In Figure 22.11, a series of tiny compass needles are placed in an external magnetic field. These dipoles respond exactly like the iron filings in Figure 22.10. For needles close to one pole of the magnet, the needle is aligned so that the opposite pole of the needle points at the bar magnet. For example, close to the north pole of the bar magnet, the south pole of the compass needle is aligned to be closest to the bar magnet.
As an experimenter moves each compass around, the needle will rotate in such a way as to orient itself with the field of the bar magnet at that location. In this way, the magnetic field lines may be mapped out precisely.
The strength of the magnetic field depends on the medium in which the magnetic field exists. Some substances (like iron) respond to external magnetic fields in a way that amplifies the external magnetic field. The magnetic permeability of a substance is a measure of the substance’s ability to support or amplify an already existing external magnetic field. Ferromagnets, in which magnetic domains in the substance align with and amplify an external magnetic field, are examples of objects with high permeability.

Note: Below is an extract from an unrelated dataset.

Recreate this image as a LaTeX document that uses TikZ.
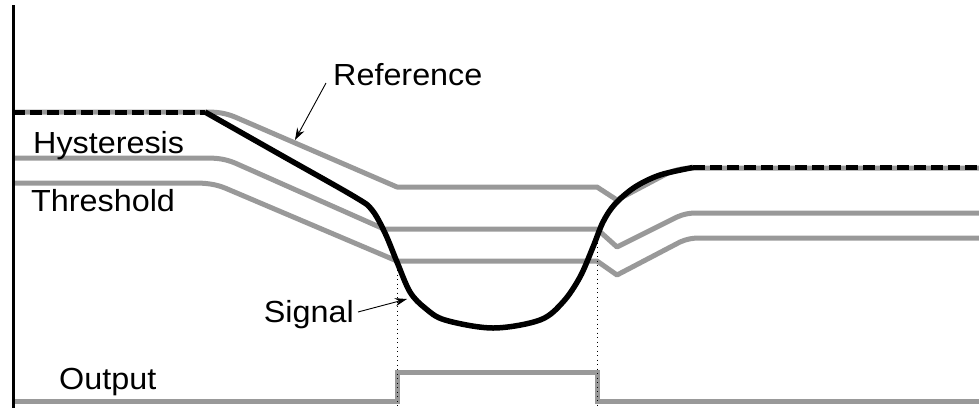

  Combining a ferromagnet with an electromagnet can produce particularly strong magnetic effects. (See Figure 22.12.) Whenever strong magnetic effects are needed, such as lifting scrap metal, or in particle accelerators, electromagnets are enhanced by ferromagnetic materials. Limits to how strong the magnets can be made are imposed by coil resistance (it will overheat and melt at sufficiently high current), and so superconducting magnets may be employed. These are still limited, because superconducting properties are destroyed by too great a magnetic field.